__GOAL OF THE EXERCISE__
Transcribe the full listing exactly, and drop every picture.

__INFORMATION SHOWN__
-.-.-

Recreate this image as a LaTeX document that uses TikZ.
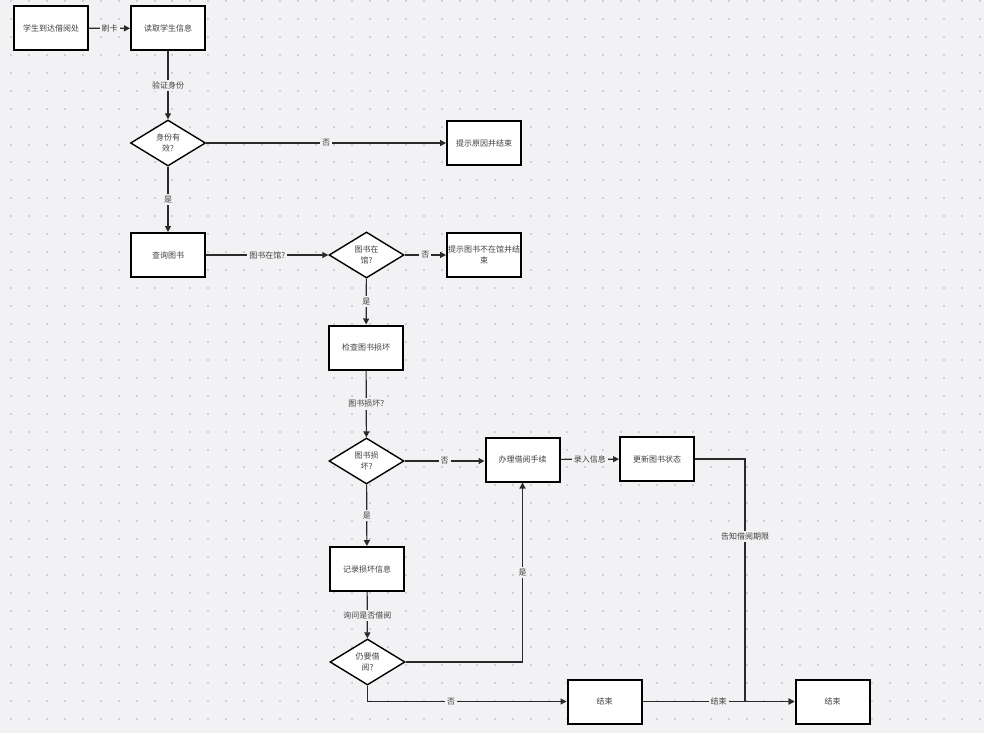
\documentclass[tikz,border=0pt]{standalone}
\usepackage{fontspec}
\setmainfont{Noto Sans CJK SC}
\usetikzlibrary{shapes.geometric,arrows.meta}
\definecolor{bgc}{HTML}{F2F2F4}
\definecolor{dotc}{HTML}{D0D0D4}
\definecolor{txt}{HTML}{404040}
\definecolor{lnc}{HTML}{2A2A2A}
\begin{document}
\begin{tikzpicture}[x=1pt,y=-1pt,
  every node/.style={font=\fontsize{8}{11}\selectfont, text=txt},
  box/.style={draw=black, line width=2pt, fill=white, minimum width=74pt, minimum height=44pt, inner sep=1pt, align=center},
  dia/.style={diamond, draw=black, line width=1.4pt, fill=white, minimum width=75pt, minimum height=46pt, inner sep=0pt, align=center},
  lbl/.style={fill=bgc, inner sep=2pt},
  arr/.style={draw=lnc, line width=1.2pt, -{Triangle[length=6pt,width=6pt]}}
]
\fill[bgc] (0,0) rectangle (984,733);
\useasboundingbox (0,0) rectangle (984,733);
\foreach \i in {0,...,54} {
  \foreach \j in {0,...,40} {
    \fill[dotc] ({11+17.94*\i-1},{1+17.94*\j-1}) rectangle ++(2,2);
  }
}
% nodes
\node[box] (a) at (51,28) {学生到达借阅处};
\node[box] (b) at (168,28.5) {读取学生信息};
\node[dia] (d1) at (168,143) {身份有\\效?};
\node[box] (r1) at (484,143) {提示原因并结束};
\node[box] (q) at (168,255) {查询图书};
\node[dia] (d2) at (366.5,255) {图书在\\馆?};
\node[box] (r2) at (484,255) {提示图书不在馆并结\\束};
\node[box] (c) at (366,347.5) {检查图书损坏};
\node[dia] (d3) at (366.5,461) {图书损\\坏?};
\node[box] (h) at (522.5,459.5) {办理借阅手续};
\node[box] (u) at (657,459) {更新图书状态};
\node[box] (rec) at (367,569) {记录损坏信息};
\node[dia] (d4) at (367.5,662) {仍要借\\阅?};
\node[box] (e1) at (604.5,701.5) {结束};
\node[box] (e2) at (832.5,701.5) {结束};
\coordinate (k) at (745,701.5);
% edges
\draw[arr] (a) -- node[lbl]{刷卡} (b);
\draw[arr] (b) -- node[lbl]{验证身份} (d1);
\draw[arr] (d1) -- node[lbl]{否} (r1);
\draw[arr] (d1) -- node[lbl]{是} (q);
\draw[arr] (q) -- node[lbl]{图书在馆?} (d2);
\draw[arr] (d2) -- node[lbl]{否} (r2);
\draw[arr] (d2) -- node[lbl]{是} (c);
\draw[arr] (c) -- node[lbl]{图书损坏?} (d3);
\draw[arr] (d3.east) -- node[lbl]{否} (d3.east -| h.west);
\draw[arr] (d3) -- node[lbl]{是} (rec);
\draw[arr] (rec) -- node[lbl]{询问是否借阅} (d4);
\draw[arr] (h) -- node[lbl]{录入信息} (u);
\draw[arr] (d4.east) -| node[lbl,pos=0.75]{是} (h.south);
\draw[arr] (d4.south) |- node[lbl,pos=0.71]{否} (e1.west);
\draw[arr] (u.east) -| node[lbl,pos=0.66]{告知借阅期限} (k) -- (e2.west);
\draw[arr] (e1) -- node[lbl]{结束} (e2);
\end{tikzpicture}
\end{document}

-.-.-

__COMPLETED EXERCISE__
Recreate this image as a LaTeX document that uses TikZ.
\documentclass[tikz,border=0pt]{standalone}
\usepackage{fontspec}
\setmainfont{Noto Sans CJK SC}
\usetikzlibrary{shapes.geometric,arrows.meta}
\definecolor{bgc}{HTML}{F2F2F4}
\definecolor{dotc}{HTML}{D0D0D4}
\definecolor{txt}{HTML}{404040}
\definecolor{lnc}{HTML}{2A2A2A}
\begin{document}
\begin{tikzpicture}[x=1pt,y=-1pt,
  every node/.style={font=\fontsize{8}{11}\selectfont, text=txt},
  box/.style={draw=black, line width=2pt, fill=white, minimum width=74pt, minimum height=44pt, inner sep=1pt, align=center},
  dia/.style={diamond, draw=black, line width=1.4pt, fill=white, minimum width=75pt, minimum height=46pt, inner sep=0pt, align=center},
  lbl/.style={fill=bgc, inner sep=2pt},
  arr/.style={draw=lnc, line width=1.2pt, -{Triangle[length=6pt,width=6pt]}}
]
\fill[bgc] (0,0) rectangle (984,733);
\useasboundingbox (0,0) rectangle (984,733);
\foreach \i in {0,...,54} {
  \foreach \j in {0,...,40} {
    \fill[dotc] ({11+17.94*\i-1},{1+17.94*\j-1}) rectangle ++(2,2);
  }
}
% nodes
\node[box] (a) at (51,28) {学生到达借阅处};
\node[box] (b) at (168,28.5) {读取学生信息};
\node[dia] (d1) at (168,143) {身份有\\效?};
\node[box] (r1) at (484,143) {提示原因并结束};
\node[box] (q) at (168,255) {查询图书};
\node[dia] (d2) at (366.5,255) {图书在\\馆?};
\node[box] (r2) at (484,255) {提示图书不在馆并结\\束};
\node[box] (c) at (366,347.5) {检查图书损坏};
\node[dia] (d3) at (366.5,461) {图书损\\坏?};
\node[box] (h) at (522.5,459.5) {办理借阅手续};
\node[box] (u) at (657,459) {更新图书状态};
\node[box] (rec) at (367,569) {记录损坏信息};
\node[dia] (d4) at (367.5,662) {仍要借\\阅?};
\node[box] (e1) at (604.5,701.5) {结束};
\node[box] (e2) at (832.5,701.5) {结束};
\coordinate (k) at (745,701.5);
% edges
\draw[arr] (a) -- node[lbl]{刷卡} (b);
\draw[arr] (b) -- node[lbl]{验证身份} (d1);
\draw[arr] (d1) -- node[lbl]{否} (r1);
\draw[arr] (d1) -- node[lbl]{是} (q);
\draw[arr] (q) -- node[lbl]{图书在馆?} (d2);
\draw[arr] (d2) -- node[lbl]{否} (r2);
\draw[arr] (d2) -- node[lbl]{是} (c);
\draw[arr] (c) -- node[lbl]{图书损坏?} (d3);
\draw[arr] (d3.east) -- node[lbl]{否} (d3.east -| h.west);
\draw[arr] (d3) -- node[lbl]{是} (rec);
\draw[arr] (rec) -- node[lbl]{询问是否借阅} (d4);
\draw[arr] (h) -- node[lbl]{录入信息} (u);
\draw[arr] (d4.east) -| node[lbl,pos=0.75]{是} (h.south);
\draw[arr] (d4.south) |- node[lbl,pos=0.71]{否} (e1.west);
\draw[arr] (u.east) -| node[lbl,pos=0.66]{告知借阅期限} (k) -- (e2.west);
\draw[arr] (e1) -- node[lbl]{结束} (e2);
\end{tikzpicture}
\end{document}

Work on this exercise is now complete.